Aim of the task
Leave the pictures out. Return all other data exactly.

Plotting code records

◇ ◇ ◇ ◇ ◇ ◇ ◇

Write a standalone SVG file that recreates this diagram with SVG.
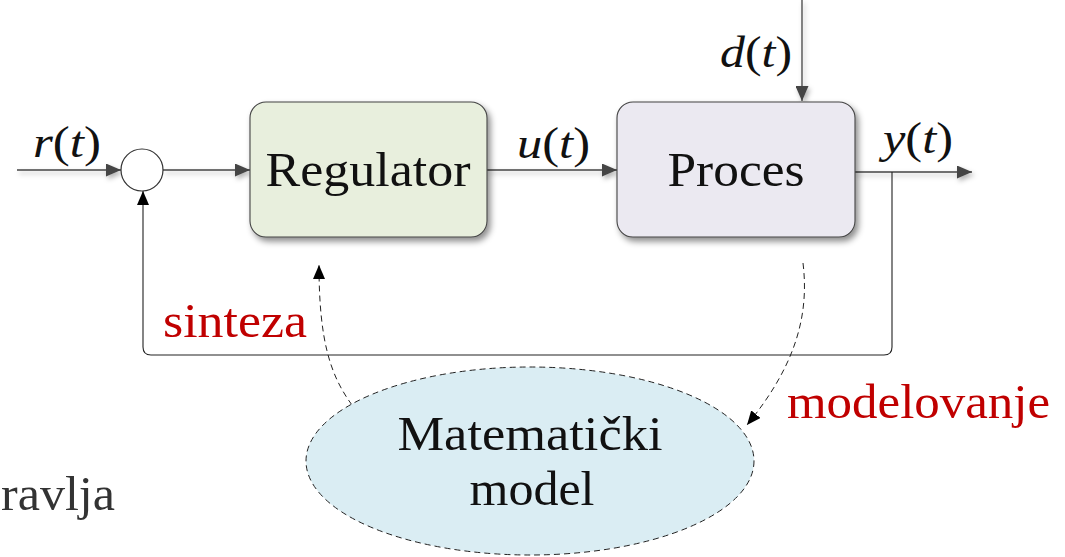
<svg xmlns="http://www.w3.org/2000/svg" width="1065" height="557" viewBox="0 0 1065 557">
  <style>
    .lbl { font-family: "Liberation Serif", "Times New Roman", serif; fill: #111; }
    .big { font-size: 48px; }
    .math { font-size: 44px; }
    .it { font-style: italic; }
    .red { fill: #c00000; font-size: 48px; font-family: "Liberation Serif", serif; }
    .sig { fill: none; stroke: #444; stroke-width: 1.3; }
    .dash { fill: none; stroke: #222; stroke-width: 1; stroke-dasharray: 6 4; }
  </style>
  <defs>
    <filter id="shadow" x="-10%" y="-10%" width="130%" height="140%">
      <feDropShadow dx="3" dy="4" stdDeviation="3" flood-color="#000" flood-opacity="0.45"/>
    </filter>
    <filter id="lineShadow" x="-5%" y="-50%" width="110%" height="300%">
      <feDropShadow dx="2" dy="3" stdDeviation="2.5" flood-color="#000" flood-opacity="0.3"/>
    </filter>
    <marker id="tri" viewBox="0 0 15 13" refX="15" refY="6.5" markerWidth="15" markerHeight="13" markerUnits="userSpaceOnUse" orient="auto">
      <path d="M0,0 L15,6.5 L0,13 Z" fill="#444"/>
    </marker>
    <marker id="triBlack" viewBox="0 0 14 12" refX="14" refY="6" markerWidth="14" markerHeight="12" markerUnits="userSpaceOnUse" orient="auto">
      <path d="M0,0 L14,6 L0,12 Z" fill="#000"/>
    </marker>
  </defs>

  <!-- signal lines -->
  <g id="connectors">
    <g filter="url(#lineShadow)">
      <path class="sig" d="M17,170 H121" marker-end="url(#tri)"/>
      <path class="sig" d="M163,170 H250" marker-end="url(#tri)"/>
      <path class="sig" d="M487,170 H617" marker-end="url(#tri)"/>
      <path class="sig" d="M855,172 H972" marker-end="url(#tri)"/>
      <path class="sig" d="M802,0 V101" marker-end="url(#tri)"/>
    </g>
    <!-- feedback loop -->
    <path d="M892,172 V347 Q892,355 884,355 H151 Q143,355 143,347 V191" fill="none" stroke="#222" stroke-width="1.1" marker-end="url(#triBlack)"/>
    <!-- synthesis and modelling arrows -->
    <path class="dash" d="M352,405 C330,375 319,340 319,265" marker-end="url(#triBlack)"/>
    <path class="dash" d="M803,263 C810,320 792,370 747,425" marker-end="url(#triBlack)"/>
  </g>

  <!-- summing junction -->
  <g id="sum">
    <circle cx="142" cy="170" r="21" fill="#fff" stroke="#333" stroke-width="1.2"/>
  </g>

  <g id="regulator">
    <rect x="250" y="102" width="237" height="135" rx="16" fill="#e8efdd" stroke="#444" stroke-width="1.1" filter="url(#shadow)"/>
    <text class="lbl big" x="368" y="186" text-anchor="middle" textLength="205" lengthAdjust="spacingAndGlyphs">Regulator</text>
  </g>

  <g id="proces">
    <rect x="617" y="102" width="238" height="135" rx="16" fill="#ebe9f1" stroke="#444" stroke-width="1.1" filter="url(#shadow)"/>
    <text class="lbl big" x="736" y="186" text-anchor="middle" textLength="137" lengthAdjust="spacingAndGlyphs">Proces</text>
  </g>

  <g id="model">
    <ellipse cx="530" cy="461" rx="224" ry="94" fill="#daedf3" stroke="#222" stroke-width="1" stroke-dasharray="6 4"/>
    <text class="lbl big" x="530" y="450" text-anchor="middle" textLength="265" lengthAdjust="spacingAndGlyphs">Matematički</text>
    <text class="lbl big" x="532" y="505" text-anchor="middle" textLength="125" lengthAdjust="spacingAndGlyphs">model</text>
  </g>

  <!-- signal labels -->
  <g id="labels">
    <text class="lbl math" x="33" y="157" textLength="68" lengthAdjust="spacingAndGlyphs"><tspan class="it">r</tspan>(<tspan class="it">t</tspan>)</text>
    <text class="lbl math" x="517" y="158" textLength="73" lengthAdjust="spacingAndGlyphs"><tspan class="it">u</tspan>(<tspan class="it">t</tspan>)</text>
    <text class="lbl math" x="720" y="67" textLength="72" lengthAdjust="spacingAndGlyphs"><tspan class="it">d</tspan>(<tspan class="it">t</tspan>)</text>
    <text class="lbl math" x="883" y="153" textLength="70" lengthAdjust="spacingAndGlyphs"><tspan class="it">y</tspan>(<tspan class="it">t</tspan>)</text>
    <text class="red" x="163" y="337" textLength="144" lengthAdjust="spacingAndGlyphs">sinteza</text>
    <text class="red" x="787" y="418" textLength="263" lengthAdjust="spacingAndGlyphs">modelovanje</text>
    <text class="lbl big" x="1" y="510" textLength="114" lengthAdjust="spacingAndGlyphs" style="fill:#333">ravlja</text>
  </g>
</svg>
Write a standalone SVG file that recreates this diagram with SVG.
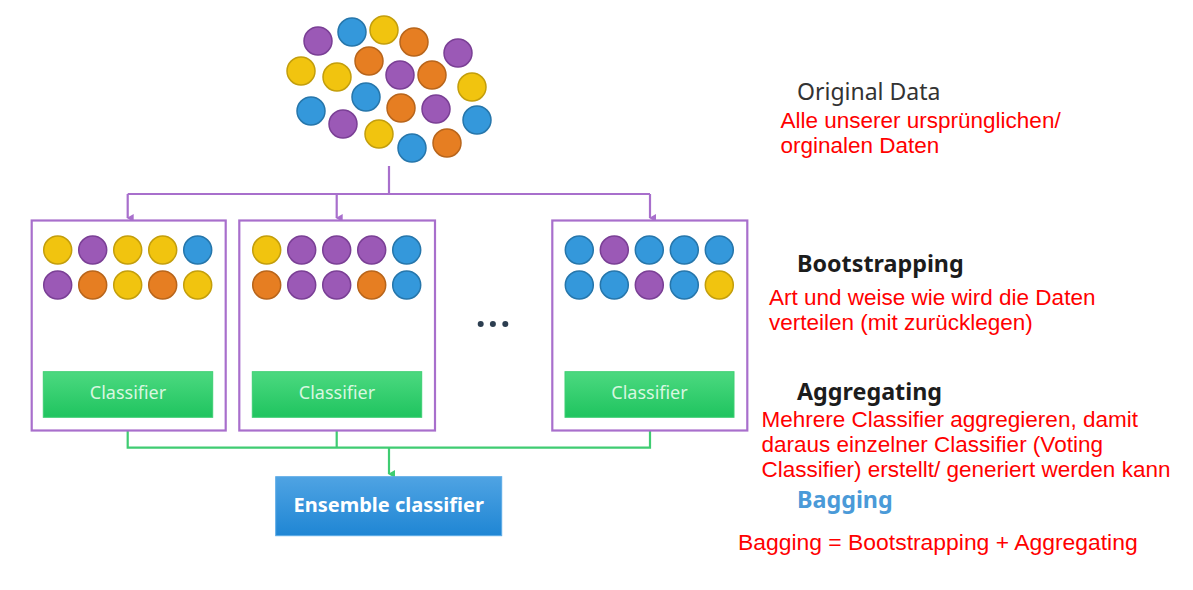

◇ ◇ ◇ ◇ ◇ ◇ ◇

Solved exercise
Write a standalone SVG file that recreates this diagram with SVG.
<svg xmlns="http://www.w3.org/2000/svg" width="1065" height="557" viewBox="0 0 1065 557">
  <style>
    .lbl { font-family: "Liberation Serif", "Times New Roman", serif; fill: #111; }
    .big { font-size: 48px; }
    .math { font-size: 44px; }
    .it { font-style: italic; }
    .red { fill: #c00000; font-size: 48px; font-family: "Liberation Serif", serif; }
    .sig { fill: none; stroke: #444; stroke-width: 1.3; }
    .dash { fill: none; stroke: #222; stroke-width: 1; stroke-dasharray: 6 4; }
  </style>
  <defs>
    <filter id="shadow" x="-10%" y="-10%" width="130%" height="140%">
      <feDropShadow dx="3" dy="4" stdDeviation="3" flood-color="#000" flood-opacity="0.45"/>
    </filter>
    <filter id="lineShadow" x="-5%" y="-50%" width="110%" height="300%">
      <feDropShadow dx="2" dy="3" stdDeviation="2.5" flood-color="#000" flood-opacity="0.3"/>
    </filter>
    <marker id="tri" viewBox="0 0 15 13" refX="15" refY="6.5" markerWidth="15" markerHeight="13" markerUnits="userSpaceOnUse" orient="auto">
      <path d="M0,0 L15,6.5 L0,13 Z" fill="#444"/>
    </marker>
    <marker id="triBlack" viewBox="0 0 14 12" refX="14" refY="6" markerWidth="14" markerHeight="12" markerUnits="userSpaceOnUse" orient="auto">
      <path d="M0,0 L14,6 L0,12 Z" fill="#000"/>
    </marker>
  </defs>

  <!-- signal lines -->
  <g id="connectors">
    <g filter="url(#lineShadow)">
      <path class="sig" d="M17,170 H121" marker-end="url(#tri)"/>
      <path class="sig" d="M163,170 H250" marker-end="url(#tri)"/>
      <path class="sig" d="M487,170 H617" marker-end="url(#tri)"/>
      <path class="sig" d="M855,172 H972" marker-end="url(#tri)"/>
      <path class="sig" d="M802,0 V101" marker-end="url(#tri)"/>
    </g>
    <!-- feedback loop -->
    <path d="M892,172 V347 Q892,355 884,355 H151 Q143,355 143,347 V191" fill="none" stroke="#222" stroke-width="1.1" marker-end="url(#triBlack)"/>
    <!-- synthesis and modelling arrows -->
    <path class="dash" d="M352,405 C330,375 319,340 319,265" marker-end="url(#triBlack)"/>
    <path class="dash" d="M803,263 C810,320 792,370 747,425" marker-end="url(#triBlack)"/>
  </g>

  <!-- summing junction -->
  <g id="sum">
    <circle cx="142" cy="170" r="21" fill="#fff" stroke="#333" stroke-width="1.2"/>
  </g>

  <g id="regulator">
    <rect x="250" y="102" width="237" height="135" rx="16" fill="#e8efdd" stroke="#444" stroke-width="1.1" filter="url(#shadow)"/>
    <text class="lbl big" x="368" y="186" text-anchor="middle" textLength="205" lengthAdjust="spacingAndGlyphs">Regulator</text>
  </g>

  <g id="proces">
    <rect x="617" y="102" width="238" height="135" rx="16" fill="#ebe9f1" stroke="#444" stroke-width="1.1" filter="url(#shadow)"/>
    <text class="lbl big" x="736" y="186" text-anchor="middle" textLength="137" lengthAdjust="spacingAndGlyphs">Proces</text>
  </g>

  <g id="model">
    <ellipse cx="530" cy="461" rx="224" ry="94" fill="#daedf3" stroke="#222" stroke-width="1" stroke-dasharray="6 4"/>
    <text class="lbl big" x="530" y="450" text-anchor="middle" textLength="265" lengthAdjust="spacingAndGlyphs">Matematički</text>
    <text class="lbl big" x="532" y="505" text-anchor="middle" textLength="125" lengthAdjust="spacingAndGlyphs">model</text>
  </g>

  <!-- signal labels -->
  <g id="labels">
    <text class="lbl math" x="33" y="157" textLength="68" lengthAdjust="spacingAndGlyphs"><tspan class="it">r</tspan>(<tspan class="it">t</tspan>)</text>
    <text class="lbl math" x="517" y="158" textLength="73" lengthAdjust="spacingAndGlyphs"><tspan class="it">u</tspan>(<tspan class="it">t</tspan>)</text>
    <text class="lbl math" x="720" y="67" textLength="72" lengthAdjust="spacingAndGlyphs"><tspan class="it">d</tspan>(<tspan class="it">t</tspan>)</text>
    <text class="lbl math" x="883" y="153" textLength="70" lengthAdjust="spacingAndGlyphs"><tspan class="it">y</tspan>(<tspan class="it">t</tspan>)</text>
    <text class="red" x="163" y="337" textLength="144" lengthAdjust="spacingAndGlyphs">sinteza</text>
    <text class="red" x="787" y="418" textLength="263" lengthAdjust="spacingAndGlyphs">modelovanje</text>
    <text class="lbl big" x="1" y="510" textLength="114" lengthAdjust="spacingAndGlyphs" style="fill:#333">ravlja</text>
  </g>
</svg>
Write a standalone SVG file that recreates this diagram with SVG.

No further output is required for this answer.